◆ **REQUIREMENTS**
Take the lines of the data below from the very first through the line containing "const data = hours.map((h, i)" and output them exactly, pictures excluded.

◆ **DATA EXTRACT**

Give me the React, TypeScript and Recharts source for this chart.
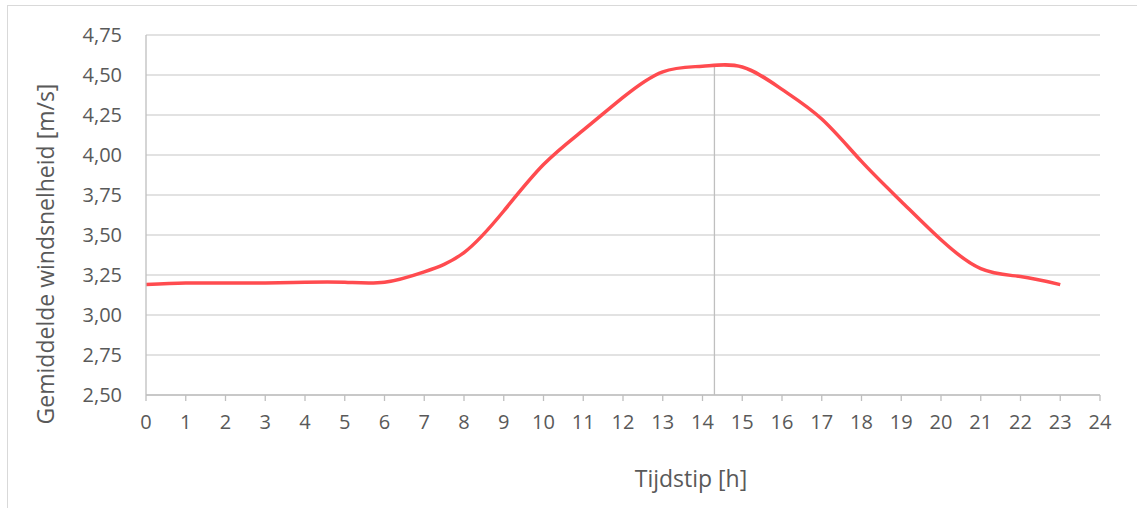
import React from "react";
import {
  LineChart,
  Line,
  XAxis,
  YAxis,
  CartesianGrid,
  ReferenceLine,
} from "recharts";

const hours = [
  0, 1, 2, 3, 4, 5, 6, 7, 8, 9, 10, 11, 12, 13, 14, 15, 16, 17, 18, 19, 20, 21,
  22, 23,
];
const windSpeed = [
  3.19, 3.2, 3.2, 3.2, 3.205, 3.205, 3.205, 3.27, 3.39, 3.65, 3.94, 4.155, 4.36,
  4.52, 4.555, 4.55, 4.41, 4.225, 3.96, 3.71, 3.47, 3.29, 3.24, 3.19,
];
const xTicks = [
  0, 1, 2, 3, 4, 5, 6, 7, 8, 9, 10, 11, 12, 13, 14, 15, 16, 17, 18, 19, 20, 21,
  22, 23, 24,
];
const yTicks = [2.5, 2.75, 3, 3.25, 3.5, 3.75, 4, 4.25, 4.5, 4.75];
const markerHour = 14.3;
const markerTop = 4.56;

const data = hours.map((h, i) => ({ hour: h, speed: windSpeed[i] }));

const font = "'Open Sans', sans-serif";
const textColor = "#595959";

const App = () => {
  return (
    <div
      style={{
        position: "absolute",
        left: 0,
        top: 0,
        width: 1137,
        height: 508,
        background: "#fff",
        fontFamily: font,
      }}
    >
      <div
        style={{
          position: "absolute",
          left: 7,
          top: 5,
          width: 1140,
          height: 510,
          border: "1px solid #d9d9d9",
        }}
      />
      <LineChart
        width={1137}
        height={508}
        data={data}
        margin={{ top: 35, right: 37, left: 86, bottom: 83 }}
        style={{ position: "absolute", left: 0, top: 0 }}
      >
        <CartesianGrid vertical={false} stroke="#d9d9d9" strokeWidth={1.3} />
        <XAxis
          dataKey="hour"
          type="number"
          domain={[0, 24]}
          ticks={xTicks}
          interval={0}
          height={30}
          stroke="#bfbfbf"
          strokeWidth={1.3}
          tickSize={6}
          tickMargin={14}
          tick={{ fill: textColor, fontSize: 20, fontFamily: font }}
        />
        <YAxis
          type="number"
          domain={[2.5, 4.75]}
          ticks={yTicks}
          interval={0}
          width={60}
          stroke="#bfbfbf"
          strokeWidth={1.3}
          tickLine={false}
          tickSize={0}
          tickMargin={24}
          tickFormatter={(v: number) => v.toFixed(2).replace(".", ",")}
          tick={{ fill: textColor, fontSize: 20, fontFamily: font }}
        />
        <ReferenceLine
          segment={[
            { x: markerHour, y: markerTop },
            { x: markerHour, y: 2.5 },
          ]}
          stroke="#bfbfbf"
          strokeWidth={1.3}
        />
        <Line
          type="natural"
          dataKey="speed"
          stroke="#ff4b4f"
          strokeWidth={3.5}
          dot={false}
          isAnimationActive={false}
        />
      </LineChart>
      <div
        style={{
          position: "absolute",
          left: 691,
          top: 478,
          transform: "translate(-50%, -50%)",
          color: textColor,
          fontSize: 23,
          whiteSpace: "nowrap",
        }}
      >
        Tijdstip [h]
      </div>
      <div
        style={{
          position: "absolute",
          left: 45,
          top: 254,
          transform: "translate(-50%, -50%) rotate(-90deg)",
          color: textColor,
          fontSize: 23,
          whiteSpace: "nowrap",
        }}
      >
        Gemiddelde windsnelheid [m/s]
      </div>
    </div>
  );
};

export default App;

◆ **WORKED ANSWER**
Give me the React, TypeScript and Recharts source for this chart.
import React from "react";
import {
  LineChart,
  Line,
  XAxis,
  YAxis,
  CartesianGrid,
  ReferenceLine,
} from "recharts";

const hours = [
  0, 1, 2, 3, 4, 5, 6, 7, 8, 9, 10, 11, 12, 13, 14, 15, 16, 17, 18, 19, 20, 21,
  22, 23,
];
const windSpeed = [
  3.19, 3.2, 3.2, 3.2, 3.205, 3.205, 3.205, 3.27, 3.39, 3.65, 3.94, 4.155, 4.36,
  4.52, 4.555, 4.55, 4.41, 4.225, 3.96, 3.71, 3.47, 3.29, 3.24, 3.19,
];
const xTicks = [
  0, 1, 2, 3, 4, 5, 6, 7, 8, 9, 10, 11, 12, 13, 14, 15, 16, 17, 18, 19, 20, 21,
  22, 23, 24,
];
const yTicks = [2.5, 2.75, 3, 3.25, 3.5, 3.75, 4, 4.25, 4.5, 4.75];
const markerHour = 14.3;
const markerTop = 4.56;

const data = hours.map((h, i) => ({ hour: h, speed: windSpeed[i] }));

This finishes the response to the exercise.